Jeff Atwood said it plainly: code is a liability, not an asset. The concept originates in Lean Manufacturing, applied to software by Mary and Tom Poppendieck (2003): unshipped code is Work in Progress waste, and shipped code is a maintenance burden. AI didn't change the economics — it made it faster to create the liability.

Every line of code is something you have to:

Compile. More code means longer build times. Bigger binaries.
Test. More code means more test cases needed. Dependencies grow quadratically — 10x code may mean 100x test compute.
Debug. More code means more potential failure points. More places for bugs to hide.
Secure. More code means more attack surface. More code paths to audit.
Understand. More code means more cognitive load. More context to hold when making changes.
Maintain. More code means more things that break when dependencies change. More migration work when frameworks evolve.

Studies by the Consortium for Information & Software Quality (CISQ) put numbers to this: the cost of developing code is typically only 20–30% of its total lifecycle cost. The remaining 70–80% is maintenance. If AI makes development 10x faster but doesn't change the maintenance profile, the total lifecycle savings are negligible — only a 10% reduction of the 30% development slice. If the AI increases code volume, the total cost of ownership actually rises, even if development was free.

The team that generated 10,000 lines this week didn't create 10,000 lines of value. They created 10,000 lines of ongoing cost. The value was in the feature. The cost is in the code. The feature could have been delivered with 1,000 lines if the right abstractions existed. The 9,000 extra lines are pure liability.

The boom

Month 1-3: The output surge. The team generates more code than ever. Features ship. The backlog shrinks. Sprint velocity doubles, then triples. Leadership presents the metrics at the quarterly review. AI is working.

Month 4-6: The build slows down. Compilation time increases. CI pipeline takes longer. Developers wait for builds. The wait time is small at first — 10%, 15% longer. Nobody notices because the generation is so fast. But the trend is upward.
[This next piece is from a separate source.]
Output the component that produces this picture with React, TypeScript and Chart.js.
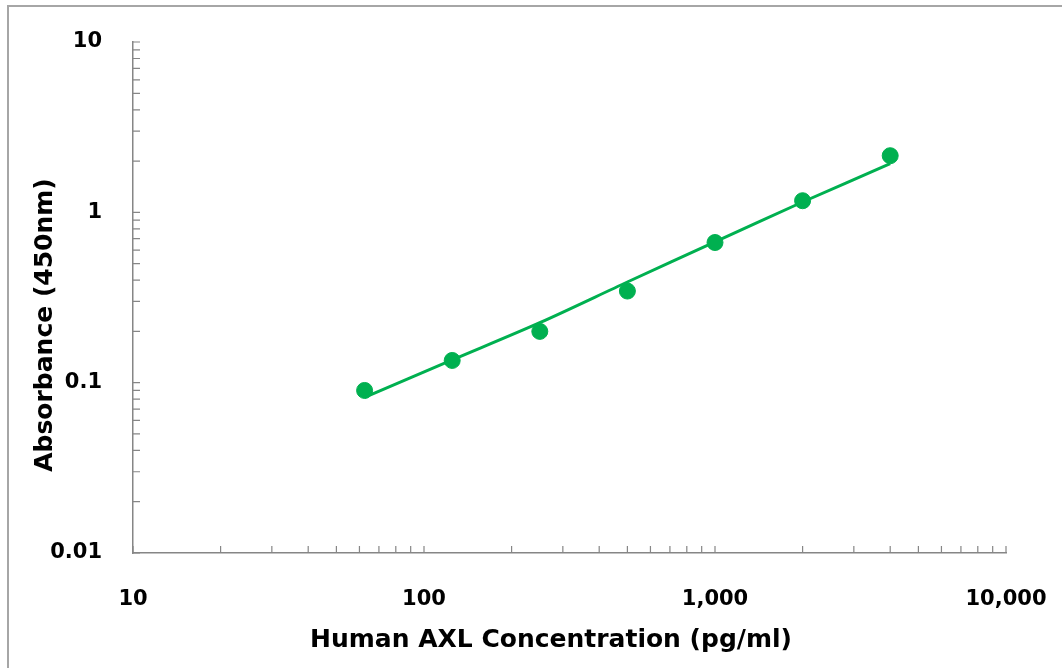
import { useEffect, useRef } from 'react';
import { Chart, registerables, Plugin } from 'chart.js';

Chart.register(...registerables);

// standard concentrations (pg/ml) and measured OD at 450nm
const CONCENTRATION = [62.5, 125, 250, 500, 1000, 2000, 4000];
const ABSORBANCE = [0.09, 0.135, 0.2, 0.345, 0.665, 1.17, 2.15];
const FIT_CURVE = [0.082, 0.136, 0.225, 0.39, 0.67, 1.15, 1.93];

const X_DECADES = [10, 100, 1000, 10000];
const Y_DECADES = [0.01, 0.1, 1, 10];

const X_TITLE = 'Human AXL Concentration (pg/ml)';
const Y_TITLE = 'Absorbance (450nm)';

const GREEN = '#00B050';
const AXIS_GREY = '#868686';
const FONT = "'DejaVu Sans', sans-serif";

// Excel-like minor ticks pointing into the plot, 2..9 per decade
const minorTicks: Plugin = {
  id: 'minorTicks',
  afterDraw(chart) {
    const { ctx, scales } = chart;
    const x = scales.x;
    const y = scales.y;
    const len = 7;
    ctx.save();
    ctx.strokeStyle = AXIS_GREY;
    ctx.lineWidth = 1.2;
    ctx.beginPath();
    X_DECADES.forEach((d, i) => {
      const last = i === X_DECADES.length - 1;
      for (let m = 1; m <= (last ? 1 : 9); m++) {
        const px = x.getPixelForValue(d * m);
        ctx.moveTo(px, y.bottom);
        ctx.lineTo(px, y.bottom - len);
      }
    });
    Y_DECADES.forEach((d, i) => {
      const last = i === Y_DECADES.length - 1;
      for (let m = 1; m <= (last ? 1 : 9); m++) {
        const py = y.getPixelForValue(d * m);
        ctx.moveTo(x.left, py);
        ctx.lineTo(x.left + len, py);
      }
    });
    ctx.stroke();
    ctx.restore();
  },
};

// axis titles, placed like the Excel original (slightly off the axis centre)
const axisTitles: Plugin = {
  id: 'axisTitles',
  afterDraw(chart) {
    const { ctx } = chart;
    ctx.save();
    ctx.fillStyle = '#000';
    ctx.font = `bold 25px ${FONT}`;
    ctx.textAlign = 'center';
    ctx.textBaseline = 'alphabetic';
    ctx.fillText(X_TITLE, 551, 647);
    ctx.translate(52, 325);
    ctx.rotate(-Math.PI / 2);
    ctx.fillText(Y_TITLE, 0, 0);
    ctx.restore();
  },
};

// invisible tick marks are used as the gap between axis and labels,
// so the label gap does not eat into the plot area
const hiddenGrid = (gap: number) => ({
  display: true,
  drawOnChartArea: false,
  drawTicks: true,
  tickLength: gap,
  color: 'rgba(0,0,0,0)',
});

export default function App() {
  const canvasRef = useRef<HTMLCanvasElement>(null);

  useEffect(() => {
    if (!canvasRef.current) return;

    const chart = new Chart(canvasRef.current, {
      type: 'scatter',
      data: {
        datasets: [
          {
            label: 'Fit',
            data: CONCENTRATION.map((c, i) => ({ x: c, y: FIT_CURVE[i] })),
            showLine: true,
            borderColor: GREEN,
            borderWidth: 3,
            pointRadius: 0,
            tension: 0.3,
            order: 2,
          },
          {
            label: 'Standards',
            data: CONCENTRATION.map((c, i) => ({ x: c, y: ABSORBANCE[i] })),
            backgroundColor: GREEN,
            borderColor: GREEN,
            pointRadius: 8,
            order: 1,
          },
        ],
      },
      options: {
        animation: false,
        responsive: true,
        maintainAspectRatio: false,
        layout: { padding: { left: 33, right: 56, top: 42, bottom: 35 } },
        plugins: {
          legend: { display: false },
          tooltip: { enabled: false },
        },
        scales: {
          x: {
            type: 'logarithmic',
            min: 10,
            max: 10000,
            afterBuildTicks: (axis) => {
              axis.ticks = X_DECADES.map((v) => ({ value: v }));
            },
            afterFit: (axis) => {
              axis.height = 80;
            },
            grid: hiddenGrid(34),
            border: { display: true, color: AXIS_GREY, width: 1.5 },
            ticks: {
              autoSkip: false,
              maxRotation: 0,
              padding: 0,
              color: '#000',
              font: { family: FONT, size: 21, weight: 'bold' },
              callback: (v) => Number(v).toLocaleString('en-US'),
            },
          },
          y: {
            type: 'logarithmic',
            min: 0.01,
            max: 10,
            afterBuildTicks: (axis) => {
              axis.ticks = Y_DECADES.map((v) => ({ value: v }));
            },
            afterFit: (axis) => {
              axis.width = 100;
            },
            grid: hiddenGrid(31),
            border: { display: true, color: AXIS_GREY, width: 1.5 },
            ticks: {
              autoSkip: false,
              padding: 0,
              color: '#000',
              font: { family: FONT, size: 21, weight: 'bold' },
              callback: (v) => String(Number(v)),
            },
          },
        },
      },
      plugins: [minorTicks, axisTitles],
    });

    return () => chart.destroy();
  }, []);

  return (
    <div style={{ position: 'fixed', left: 0, top: 0, width: 1062, height: 668, background: '#fff', overflow: 'hidden' }}>
      <div
        style={{
          position: 'absolute',
          left: 7,
          top: 5,
          width: 1100,
          height: 700,
          borderTop: '2px solid #a6a6a6',
          borderLeft: '2px solid #a6a6a6',
        }}
      />
      <div style={{ position: 'absolute', left: 0, top: 0, width: 1062, height: 668 }}>
        <canvas ref={canvasRef} />
      </div>
    </div>
  );
}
Month 7-9: The test burden compounds. New code depends on existing code. Existing code depends on other existing code. The dependency graph grows quadratically. A change to one module triggers tests in 50 other modules. The test suite that ran in 8 minutes now takes 45 minutes. Developers start skipping test runs locally and relying on CI. CI queues back up.

Winters, Manshreck, and Wright document this in Software Engineering at Google (2020). Adam Bender names it precisely: "If your codebase is 10 times larger and you're trying to test all the dependencies so that you're sure nothing will break, you may have upwards of 100 times as many tests running. Maybe 1,000 times as many tests. That's going to be a line item in your budget."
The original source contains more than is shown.